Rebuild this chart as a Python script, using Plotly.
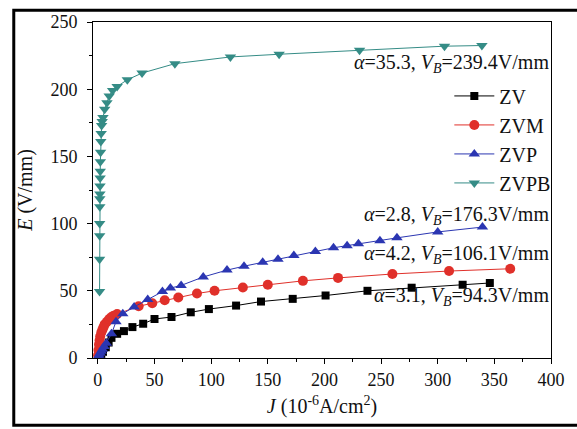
import plotly.graph_objects as go

# ZV (black squares)
zv_j = [0.5, 1.5, 3, 4.5, 7, 9.5, 12, 17, 23, 30.5, 40, 50, 65, 82, 98, 122, 144, 172, 201, 238, 277, 322, 346]
zv_e = [0.3, 1.5, 3, 4.6, 8, 11.5, 15, 18, 20, 23, 25.5, 29, 30.5, 34, 36.4, 39, 42, 44, 46.5, 50, 52.3, 54.5, 55.8]

# ZVM (red circles)
zvm_j = [0.2, 0.5, 1, 1.5, 2, 3, 4, 5, 6, 8, 10, 12, 14, 17, 36, 48, 59, 71, 87.5, 103, 128, 150, 181, 212, 260, 310, 364]
zvm_e = [2, 6, 10, 13, 16, 19, 21, 23, 25, 27, 29, 30.5, 31.5, 32.7, 38.5, 40.7, 43, 45, 48, 50, 52.5, 54.5, 57.4, 59.6, 62.5, 64.7, 66.4]

# ZVP (blue up-triangles)
zvp_j = [0.5, 1, 2, 3, 4, 5.5, 7.5, 12, 16, 22, 32, 44, 57, 64, 73.5, 93, 114, 129, 145.5, 159, 173, 192, 208, 220, 230, 249, 264, 300, 339.5]
zvp_e = [1, 2, 3.5, 5, 6.5, 8.5, 11, 18, 27, 33, 38, 43.5, 49.4, 52, 54, 60.3, 65.4, 68.3, 71.2, 73.4, 76.3, 79.2, 82, 83.6, 85, 87.2, 89.4, 93.8, 97.4]

# ZVPB (teal down-triangles)
zvpb_j = [1.5, 1.5, 1.6, 1.6, 1.7, 1.7, 1.8, 1.9, 2.0, 2.1, 2.2, 2.4, 2.6, 2.9, 3.3, 3.8, 4.5, 6, 8, 10, 13, 17, 26, 39, 68, 117, 160, 231, 306, 339]
zvpb_e = [49.4, 73.4, 91, 100, 112.6, 118.5, 122, 128, 134, 139, 146, 153, 161, 167, 173, 176, 179, 185, 190, 195, 199, 202, 207, 212, 219, 224, 226, 229, 232, 232.5]

x_ticks = [0, 50, 100, 150, 200, 250, 300, 350, 400]
y_ticks = [0, 50, 100, 150, 200, 250]

annot_texts = [
    "<i>α</i>=35.3, <i>V</i><sub><i>B</i></sub>=239.4V/mm",
    "<i>α</i>=2.8, <i>V</i><sub><i>B</i></sub>=176.3V/mm",
    "<i>α</i>=4.2, <i>V</i><sub><i>B</i></sub>=106.1V/mm",
    "<i>α</i>=3.1, <i>V</i><sub><i>B</i></sub>=94.3V/mm",
]
annot_y = [219, 106, 77, 46]

FONT = "Liberation Serif"

fig = go.Figure()
series = [
    ("ZV", zv_j, zv_e, "#000000", "square", 8),
    ("ZVM", zvm_j, zvm_e, "#e0302a", "circle", 10),
    ("ZVP", zvp_j, zvp_e, "#2b36b2", "triangle-up", 10),
    ("ZVPB", zvpb_j, zvpb_e, "#358c86", "triangle-down", 10),
]
for name, xs, ys, col, sym, sz in series:
    fig.add_trace(go.Scatter(
        x=xs, y=ys, name=name, mode="lines+markers",
        line=dict(color=col, width=1),
        marker=dict(symbol=sym, size=sz, color=col),
    ))

for txt, yv in zip(annot_texts, annot_y):
    fig.add_annotation(x=1.0, xref="paper", y=yv, yref="y", text=txt,
                       showarrow=False, xanchor="right", yanchor="middle",
                       font=dict(family=FONT, size=20, color="#111"))

fig.add_shape(type="rect", xref="paper", yref="paper",
              x0=-0.173, x1=1.1, y0=-0.2, y1=1.035,
              line=dict(color="black", width=3), layer="below")

axis_common = dict(
    showline=True, linecolor="black", linewidth=1, mirror=True,
    ticks="outside", ticklen=5, tickcolor="black", showgrid=False, zeroline=False,
    tickfont=dict(family=FONT, size=18, color="#111"),
    minor=dict(ticks="outside", ticklen=3, tickcolor="black", dtick=25),
)
fig.update_xaxes(range=[-4.3, 400], tickvals=x_ticks, **axis_common,
                 title=dict(text="<i>J</i> (10<sup>-6</sup>A/cm<sup>2</sup>)", standoff=10,
                            font=dict(family=FONT, size=20, color="#111")))
fig.update_yaxes(range=[0, 250], tickvals=y_ticks, **axis_common, ticklabelstandoff=6,
                 title=dict(text="<i>E</i> (V/mm)", standoff=12,
                            font=dict(family=FONT, size=20, color="#111")))

fig.update_layout(
    width=577, height=429,
    margin=dict(l=93, r=16, t=13, b=71),
    plot_bgcolor="white", paper_bgcolor="white",
    legend=dict(x=0.778, y=0.838, xanchor="left", yanchor="top",
                font=dict(family=FONT, size=20, color="#111"),
                bgcolor="rgba(0,0,0,0)", tracegroupgap=0, itemwidth=40),
    showlegend=True,
)
fig.write_html("out.html")
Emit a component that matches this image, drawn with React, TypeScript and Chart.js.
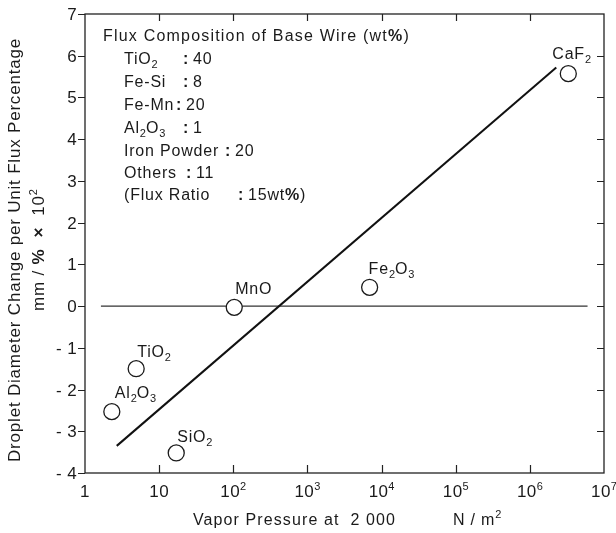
import React, { useEffect, useRef } from "react";
import { Chart, registerables } from "chart.js";

Chart.register(...registerables);

// ---- data ----
const compounds = ["Al_2O_3", "TiO_2", "SiO_2", "MnO", "Fe_2O_3", "CaF_2"];
const vaporPressure = [2.3, 4.9, 17, 103, 6900, 3.3e6];
const dropletChange = [-2.53, -1.5, -3.52, -0.03, 0.45, 5.57];

const fitX = [2.68, 2.27e6];
const fitY = [-3.35, 5.72];

const zeroX = [1.64, 6.0e6];
const zeroY = [0, 0];

const xTicks = [1, 10, 100, 1e3, 1e4, 1e5, 1e6, 1e7];
const xTickLabels = ["1", "10", "10^2", "10^3", "10^4", "10^5", "10^6", "10^7"];
const yTicks = [-4, -3, -2, -1, 0, 1, 2, 3, 4, 5, 6, 7];

const boxTitle = "Flux Composition of Base Wire (wt";
const compNames = ["TiO_2", "Fe-Si", "Fe-Mn", "Al_2O_3", "Iron Powder", "Others"];
const compValues = ["40", "8", "20", "1", "20", "11"];
const fluxRatio = "15";

const xTitle = "Vapor Pressure at  2 000";
const xUnit = "N / m^2";
const yTitle1 = "Droplet Diameter Change per Unit Flux Percentage";

// ---- styles ----
const FONT = '"Liberation Sans", Arial, Helvetica, sans-serif';
const INK = "#1a1a1a";
const SMALL = 11;

type Seg = { t: string; b?: boolean; s?: "sub" | "sup" };
type Style = { size: number; sp: number };
const BASE: Style = { size: 16, sp: 0.8 };

function parse(str: string, bold = false): Seg[] {
  const segs: Seg[] = [];
  let buf = "";
  for (let i = 0; i < str.length; i++) {
    const c = str[i];
    if ((c === "_" || c === "^") && i + 1 < str.length) {
      if (buf) segs.push({ t: buf, b: bold });
      buf = "";
      segs.push({ t: str[i + 1], b: bold, s: c === "_" ? "sub" : "sup" });
      i++;
    } else buf += c;
  }
  if (buf) segs.push({ t: buf, b: bold });
  return segs;
}

function setFont(ctx: CanvasRenderingContext2D, seg: Seg, st: Style) {
  const sz = seg.s ? SMALL : st.size;
  ctx.font = `${seg.b ? "bold " : ""}${sz}px ${FONT}`;
  (ctx as any).letterSpacing = (seg.s ? 0 : st.sp) + "px";
}

function richWidth(ctx: CanvasRenderingContext2D, segs: Seg[], st: Style) {
  let w = 0;
  for (const s of segs) {
    setFont(ctx, s, st);
    w += ctx.measureText(s.t).width;
  }
  return w;
}

function drawRich(
  ctx: CanvasRenderingContext2D,
  segs: Seg[],
  x: number,
  y: number,
  align: "left" | "center" | "right" = "left",
  st: Style = BASE
) {
  const w = richWidth(ctx, segs, st);
  let cx = align === "left" ? x : align === "center" ? x - w / 2 : x - w;
  ctx.textAlign = "left";
  ctx.textBaseline = "alphabetic";
  for (const s of segs) {
    setFont(ctx, s, st);
    const dy = s.s === "sub" ? 4 : s.s === "sup" ? -7 : 0;
    ctx.fillText(s.t, cx, y + dy);
    cx += ctx.measureText(s.t).width;
  }
}

// label placement relative to point (left x offset, baseline offset)
const labelOffsets: [number, number][] = [
  [3, -14],
  [1, -12],
  [1, -11],
  [1, -13],
  [-1, -13],
  [-16, -15],
];
const colonX = [183, 183, 176, 183, 225, 186];

const TICK_ST: Style = { size: 17, sp: 0.4 };
const XTITLE_ST: Style = { size: 16, sp: 1.1 };
const YTITLE_ST: Style = { size: 17, sp: 0.8 };
const BOXTITLE_ST: Style = { size: 16, sp: 1.2 };

const overlay = {
  id: "overlay",
  afterDatasetsDraw(chart: any) {
    const ctx: CanvasRenderingContext2D = chart.ctx;
    const xs = chart.scales.x;
    const ys = chart.scales.y;
    const { left, right, top, bottom } = chart.chartArea;
    ctx.save();
    ctx.fillStyle = INK;
    ctx.strokeStyle = "#222";

    // frame
    ctx.lineWidth = 1.3;
    ctx.strokeRect(left, top, right - left, bottom - top);

    // ticks
    ctx.lineWidth = 1.2;
    ctx.beginPath();
    yTicks.forEach((v) => {
      const py = Math.round(ys.getPixelForValue(v)) + 0.5;
      ctx.moveTo(left - 7, py);
      ctx.lineTo(left, py);
      if (v > yTicks[0] && v < yTicks[yTicks.length - 1]) {
        ctx.moveTo(right, py);
        ctx.lineTo(right - 7, py);
      }
    });
    xTicks.forEach((v, i) => {
      if (i === 0 || i === xTicks.length - 1) return;
      const px = Math.round(xs.getPixelForValue(v)) + 0.5;
      ctx.moveTo(px, bottom);
      ctx.lineTo(px, bottom - 8);
      ctx.moveTo(px, top);
      ctx.lineTo(px, top + 7);
    });
    ctx.stroke();

    // y tick labels
    yTicks.forEach((v) => {
      const py = ys.getPixelForValue(v);
      const txt = v < 0 ? "- " + Math.abs(v) : String(v);
      drawRich(ctx, [{ t: txt }], left - 8, py + 6, "right", TICK_ST);
    });
    // x tick labels
    xTicks.forEach((v, i) => {
      const px = xs.getPixelForValue(v);
      drawRich(ctx, parse(xTickLabels[i]), px, 497, "center", TICK_ST);
    });

    // axis titles
    drawRich(ctx, parse(xTitle), 193, 525, "left", XTITLE_ST);
    drawRich(ctx, parse(xUnit), 453, 525, "left", BASE);

    ctx.save();
    ctx.translate(20, 250);
    ctx.rotate(-Math.PI / 2);
    drawRich(ctx, parse(yTitle1), 0, 0, "center", YTITLE_ST);
    ctx.restore();
    ctx.save();
    ctx.translate(44, 250);
    ctx.rotate(-Math.PI / 2);
    drawRich(
      ctx,
      [{ t: "mm / " }, { t: "%", b: true }, { t: "  " }, { t: "×", b: true }, { t: "  10" }, { t: "2", s: "sup" }],
      0,
      0,
      "center",
      YTITLE_ST
    );
    ctx.restore();

    // point labels
    compounds.forEach((name, i) => {
      const px = xs.getPixelForValue(vaporPressure[i]);
      const py = ys.getPixelForValue(dropletChange[i]);
      const [dx, dy] = labelOffsets[i];
      drawRich(ctx, parse(name), px + dx, py + dy, "left");
    });

    // composition box
    drawRich(ctx, [...parse(boxTitle), { t: "%", b: true }, { t: ")" }], 103, 41, "left", BOXTITLE_ST);
    const lineY = [64, 87, 110, 133, 156, 178];
    compNames.forEach((n, i) => {
      drawRich(ctx, parse(n), 124, lineY[i], "left");
      drawRich(ctx, [{ t: ":", b: true }], colonX[i], lineY[i], "left");
      drawRich(ctx, [{ t: compValues[i] }], colonX[i] + 10, lineY[i], "left");
    });
    drawRich(ctx, [{ t: "(Flux Ratio" }], 124, 200, "left");
    drawRich(ctx, [{ t: ":", b: true }], 238, 200, "left");
    drawRich(ctx, [{ t: fluxRatio + "wt" }, { t: "%", b: true }, { t: ")" }], 248, 200, "left");

    ctx.restore();
  },
};

export default function App() {
  const ref = useRef<HTMLCanvasElement>(null);
  useEffect(() => {
    if (!ref.current) return;
    const chart = new Chart(ref.current, {
      type: "scatter",
      data: {
        datasets: [
          {
            data: vaporPressure.map((x, i) => ({ x, y: dropletChange[i] })),
            pointRadius: 8,
            pointHoverRadius: 8,
            pointBackgroundColor: "#fff",
            pointBorderColor: "#1a1a1a",
            pointBorderWidth: 1.3,
            showLine: false,
            order: 0,
          },
          {
            data: fitX.map((x, i) => ({ x, y: fitY[i] })),
            showLine: true,
            borderColor: "#111",
            borderWidth: 2,
            pointRadius: 0,
            order: 1,
          },
          {
            data: zeroX.map((x, i) => ({ x, y: zeroY[i] })),
            showLine: true,
            borderColor: "#333",
            borderWidth: 1.1,
            pointRadius: 0,
            order: 2,
          },
        ],
      },
      options: {
        animation: false,
        responsive: false,
        devicePixelRatio: 1,
        layout: { padding: { top: 14, right: 12, left: 0, bottom: 0 } },
        plugins: { legend: { display: false }, tooltip: { enabled: false } },
        events: [],
        scales: {
          x: {
            type: "logarithmic",
            min: 1,
            max: 1e7,
            ticks: { display: false },
            grid: { display: false },
            border: { display: false },
            afterBuildTicks: (s: any) => {
              s.ticks = xTicks.map((v) => ({ value: v }));
            },
            afterFit: (s: any) => {
              s.height = 60;
            },
          },
          y: {
            type: "linear",
            min: -4,
            max: 7,
            ticks: { display: false, stepSize: 1 },
            grid: { display: false },
            border: { display: false },
            afterFit: (s: any) => {
              s.width = 85;
            },
          },
        },
      },
      plugins: [overlay],
    });
    return () => chart.destroy();
  }, []);
  return (
    <div style={{ position: "fixed", left: 0, top: 0, width: 616, height: 533, background: "#fff" }}>
      <canvas ref={ref} width={616} height={533} style={{ width: 616, height: 533 }} />
    </div>
  );
}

========

**THE TASK**
Reproduce the entries exactly, from the line with "Emit a component" to the line with "const zeroY = [0, 0];", both lines included, keeping no pictures.

**ANSWER TO THIS PROBLEM**
Emit a component that matches this image, drawn with React, TypeScript and Chart.js.
import React, { useEffect, useRef } from "react";
import { Chart, registerables } from "chart.js";

Chart.register(...registerables);

// ---- data ----
const compounds = ["Al_2O_3", "TiO_2", "SiO_2", "MnO", "Fe_2O_3", "CaF_2"];
const vaporPressure = [2.3, 4.9, 17, 103, 6900, 3.3e6];
const dropletChange = [-2.53, -1.5, -3.52, -0.03, 0.45, 5.57];

const fitX = [2.68, 2.27e6];
const fitY = [-3.35, 5.72];

const zeroX = [1.64, 6.0e6];
const zeroY = [0, 0];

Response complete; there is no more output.